### Task objective:
Print all of the lines exactly. Any picture among them stays out.
◆ ◆ ◆
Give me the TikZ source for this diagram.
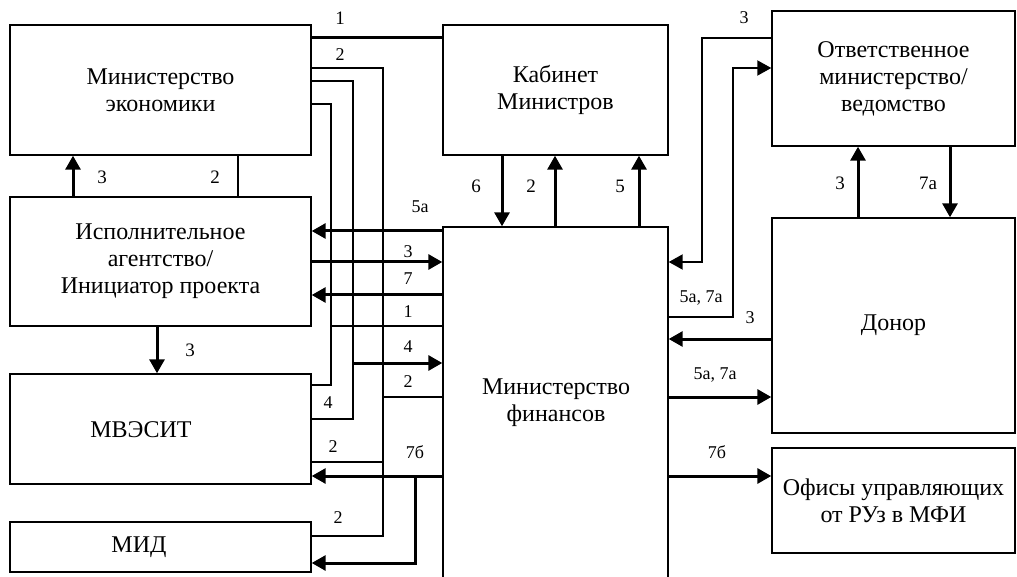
\documentclass[tikz,border=0pt]{standalone}
\usepackage{fontspec}
\setmainfont{Liberation Serif}
\usetikzlibrary{arrows.meta}
\newcommand\rsBoxFont{\fontsize{24}{27}\selectfont}
\newcommand\rsLabFont{\fontsize{18}{20}\selectfont}
\newcommand\rsLabBFont{\fontsize{19}{21}\selectfont}
\begin{document}
\begin{tikzpicture}[x=1pt,y=-1pt,
  box/.style={draw, line width=1.4pt, inner sep=0pt, align=center, font=\rsBoxFont},
  txt/.style={inner sep=0pt, align=center, font=\rsBoxFont},
  cn/.style={line width=1.3pt},
  thk/.style={line width=3pt},
  med/.style={line width=2pt},
  arr/.style={-{Triangle[length=14pt,width=15pt]}},
  lab/.style={font=\rsLabFont, inner sep=0pt},
  labb/.style={font=\rsLabBFont, inner sep=0pt}]
\clip (0,0) rectangle (1017,577);
\fill[white] (0,0) rectangle (1017,577);

% boxes
\node[box, minimum width=301pt, minimum height=130pt] (me) at (160.5,90) {Министерство\\экономики};
\node[box, minimum width=225pt, minimum height=130pt] (km) at (555.5,90) {Кабинет\\Министров};
\node[box, minimum width=243pt, minimum height=135pt] (om) at (893.5,78.5) {Ответственное\\министерство/\\ведомство};
\node[box, minimum width=301pt, minimum height=129pt] (ia) at (160.5,261.5) {Исполнительное\\агентство/\\Инициатор проекта};
\node[box, minimum width=301pt, minimum height=110pt] (mv) at (160.5,429) {};
\node[txt] (mvt) at (141,430) {МВЭСИТ};
\node[box, minimum width=301pt, minimum height=50pt] (mid) at (160.5,547) {};
\node[txt] (midt) at (139,547) {МИД};
\node[box, minimum width=225pt, minimum height=373pt] (mf) at (555.5,413.5) {};
\node[txt] (mft) at (556,403) {Министерство\\финансов};
\node[box, minimum width=243pt, minimum height=215pt] (don) at (893.5,325.5) {Донор};
\node[box, minimum width=243pt, minimum height=105pt] (of) at (893.5,500.5) {Офисы управляющих\\от РУз в МФИ};

% bus coordinates
\coordinate (b383) at (383,68);
\coordinate (b353) at (353,81);
\coordinate (b331) at (331,104);
\coordinate (b702) at (702,38);
\coordinate (b733) at (733,317);

% left bundle
\draw[thk] (me.east |- 0,38) -- (km.west |- 0,38);
\draw[cn] (me.east |- b383) -- (b383) -- (383,536) -- (mid.east |- 0,536);
\draw[cn] (383,397) -- (mf.west |- 0,397);
\draw[cn] (383,462) -- (mv.east |- 0,462);
\draw[cn] (me.east |- b353) -- (b353) -- (353,419) -- (mv.east |- 0,419);
\draw[thk,arr] (353,363) -- (mf.west |- 0,363);
\draw[cn] (me.east |- b331) -- (b331) -- (331,385) -- (mv.east |- 0,385);
\draw[cn] (331,326) -- (mf.west |- 0,326);
\draw[thk,arr] (mf.west |- 0,231) -- (ia.east |- 0,231);
\draw[thk,arr] (ia.east |- 0,262) -- (mf.west |- 0,262);
\draw[thk,arr] (mf.west |- 0,295) -- (ia.east |- 0,295);
\draw[thk,arr] (mf.west |- 0,476) -- (mv.east |- 0,476);
\draw[thk,arr] (415,476) -- (415,563) -- (mid.east |- 0,563);

% verticals left
\draw[thk,arr] (ia.north -| 73,0) -- (me.south -| 73,0);
\draw[cn] (ia.north -| 238,0) -- (me.south -| 238,0);
\draw[thk,arr] (ia.south -| 157,0) -- (mv.north -| 157,0);

% cabinet - minfin
\draw[thk,arr] (km.south -| 502,0) -- (mf.north -| 502,0);
\draw[thk,arr] (mf.north -| 555,0) -- (km.south -| 555,0);
\draw[thk,arr] (mf.north -| 639,0) -- (km.south -| 639,0);

% right side
\draw[med,arr] (om.west |- b702) -- (b702) -- (702,262) -- (mf.east |- 0,262);
\draw[med,arr] (mf.east |- b733) -- (b733) -- (733,68) -- (om.west |- 0,68);
\draw[thk,arr] (don.west |- 0,339) -- (mf.east |- 0,339);
\draw[thk,arr] (mf.east |- 0,397) -- (don.west |- 0,397);
\draw[thk,arr] (mf.east |- 0,476) -- (of.west |- 0,476);
\draw[thk,arr] (don.north -| 858,0) -- (om.south -| 858,0);
\draw[thk,arr] (om.south -| 950,0) -- (don.north -| 950,0);

% labels
\node[labb] (t1) at (340,18) {1};
\node[lab] (t2) at (340,55) {2};
\node[lab] (t3) at (420,207) {5а};
\node[lab] (t4) at (408,252) {3};
\node[lab] (t5) at (408,279) {7};
\node[lab] (t6) at (408,312) {1};
\node[lab] (t7) at (408,347) {4};
\node[lab] (t8) at (408,382) {2};
\node[lab] (t9) at (328,403) {4};
\node[lab] (t10) at (333,447) {2};
\node[lab] (t11) at (415,452) {7б};
\node[lab] (t12) at (338,518) {2};
\node[labb] (t13) at (102,177) {3};
\node[labb] (t14) at (215,177) {2};
\node[labb] (t15) at (190,350) {3};
\node[labb] (t16) at (476,186) {6};
\node[labb] (t17) at (531,186) {2};
\node[labb] (t18) at (620,186) {5};
\node[lab] (t19) at (744,18) {3};
\node[lab] (t20) at (701,298) {5а, 7а};
\node[lab] (t21) at (750,318) {3};
\node[lab] (t22) at (715,375) {5а, 7а};
\node[lab] (t23) at (717,452) {7б};
\node[labb] (t24) at (840,183) {3};
\node[labb] (t25) at (928,183) {7а};
\end{tikzpicture}
\end{document}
◆ ◆ ◆
### Correct result:
Give me the TikZ source for this diagram.
\documentclass[tikz,border=0pt]{standalone}
\usepackage{fontspec}
\setmainfont{Liberation Serif}
\usetikzlibrary{arrows.meta}
\newcommand\rsBoxFont{\fontsize{24}{27}\selectfont}
\newcommand\rsLabFont{\fontsize{18}{20}\selectfont}
\newcommand\rsLabBFont{\fontsize{19}{21}\selectfont}
\begin{document}
\begin{tikzpicture}[x=1pt,y=-1pt,
  box/.style={draw, line width=1.4pt, inner sep=0pt, align=center, font=\rsBoxFont},
  txt/.style={inner sep=0pt, align=center, font=\rsBoxFont},
  cn/.style={line width=1.3pt},
  thk/.style={line width=3pt},
  med/.style={line width=2pt},
  arr/.style={-{Triangle[length=14pt,width=15pt]}},
  lab/.style={font=\rsLabFont, inner sep=0pt},
  labb/.style={font=\rsLabBFont, inner sep=0pt}]
\clip (0,0) rectangle (1017,577);
\fill[white] (0,0) rectangle (1017,577);

% boxes
\node[box, minimum width=301pt, minimum height=130pt] (me) at (160.5,90) {Министерство\\экономики};
\node[box, minimum width=225pt, minimum height=130pt] (km) at (555.5,90) {Кабинет\\Министров};
\node[box, minimum width=243pt, minimum height=135pt] (om) at (893.5,78.5) {Ответственное\\министерство/\\ведомство};
\node[box, minimum width=301pt, minimum height=129pt] (ia) at (160.5,261.5) {Исполнительное\\агентство/\\Инициатор проекта};
\node[box, minimum width=301pt, minimum height=110pt] (mv) at (160.5,429) {};
\node[txt] (mvt) at (141,430) {МВЭСИТ};
\node[box, minimum width=301pt, minimum height=50pt] (mid) at (160.5,547) {};
\node[txt] (midt) at (139,547) {МИД};
\node[box, minimum width=225pt, minimum height=373pt] (mf) at (555.5,413.5) {};
\node[txt] (mft) at (556,403) {Министерство\\финансов};
\node[box, minimum width=243pt, minimum height=215pt] (don) at (893.5,325.5) {Донор};
\node[box, minimum width=243pt, minimum height=105pt] (of) at (893.5,500.5) {Офисы управляющих\\от РУз в МФИ};

% bus coordinates
\coordinate (b383) at (383,68);
\coordinate (b353) at (353,81);
\coordinate (b331) at (331,104);
\coordinate (b702) at (702,38);
\coordinate (b733) at (733,317);

% left bundle
\draw[thk] (me.east |- 0,38) -- (km.west |- 0,38);
\draw[cn] (me.east |- b383) -- (b383) -- (383,536) -- (mid.east |- 0,536);
\draw[cn] (383,397) -- (mf.west |- 0,397);
\draw[cn] (383,462) -- (mv.east |- 0,462);
\draw[cn] (me.east |- b353) -- (b353) -- (353,419) -- (mv.east |- 0,419);
\draw[thk,arr] (353,363) -- (mf.west |- 0,363);
\draw[cn] (me.east |- b331) -- (b331) -- (331,385) -- (mv.east |- 0,385);
\draw[cn] (331,326) -- (mf.west |- 0,326);
\draw[thk,arr] (mf.west |- 0,231) -- (ia.east |- 0,231);
\draw[thk,arr] (ia.east |- 0,262) -- (mf.west |- 0,262);
\draw[thk,arr] (mf.west |- 0,295) -- (ia.east |- 0,295);
\draw[thk,arr] (mf.west |- 0,476) -- (mv.east |- 0,476);
\draw[thk,arr] (415,476) -- (415,563) -- (mid.east |- 0,563);

% verticals left
\draw[thk,arr] (ia.north -| 73,0) -- (me.south -| 73,0);
\draw[cn] (ia.north -| 238,0) -- (me.south -| 238,0);
\draw[thk,arr] (ia.south -| 157,0) -- (mv.north -| 157,0);

% cabinet - minfin
\draw[thk,arr] (km.south -| 502,0) -- (mf.north -| 502,0);
\draw[thk,arr] (mf.north -| 555,0) -- (km.south -| 555,0);
\draw[thk,arr] (mf.north -| 639,0) -- (km.south -| 639,0);

% right side
\draw[med,arr] (om.west |- b702) -- (b702) -- (702,262) -- (mf.east |- 0,262);
\draw[med,arr] (mf.east |- b733) -- (b733) -- (733,68) -- (om.west |- 0,68);
\draw[thk,arr] (don.west |- 0,339) -- (mf.east |- 0,339);
\draw[thk,arr] (mf.east |- 0,397) -- (don.west |- 0,397);
\draw[thk,arr] (mf.east |- 0,476) -- (of.west |- 0,476);
\draw[thk,arr] (don.north -| 858,0) -- (om.south -| 858,0);
\draw[thk,arr] (om.south -| 950,0) -- (don.north -| 950,0);

% labels
\node[labb] (t1) at (340,18) {1};
\node[lab] (t2) at (340,55) {2};
\node[lab] (t3) at (420,207) {5а};
\node[lab] (t4) at (408,252) {3};
\node[lab] (t5) at (408,279) {7};
\node[lab] (t6) at (408,312) {1};
\node[lab] (t7) at (408,347) {4};
\node[lab] (t8) at (408,382) {2};
\node[lab] (t9) at (328,403) {4};
\node[lab] (t10) at (333,447) {2};
\node[lab] (t11) at (415,452) {7б};
\node[lab] (t12) at (338,518) {2};
\node[labb] (t13) at (102,177) {3};
\node[labb] (t14) at (215,177) {2};
\node[labb] (t15) at (190,350) {3};
\node[labb] (t16) at (476,186) {6};
\node[labb] (t17) at (531,186) {2};
\node[labb] (t18) at (620,186) {5};
\node[lab] (t19) at (744,18) {3};
\node[lab] (t20) at (701,298) {5а, 7а};
\node[lab] (t21) at (750,318) {3};
\node[lab] (t22) at (715,375) {5а, 7а};
\node[lab] (t23) at (717,452) {7б};
\node[labb] (t24) at (840,183) {3};
\node[labb] (t25) at (928,183) {7а};
\end{tikzpicture}
\end{document}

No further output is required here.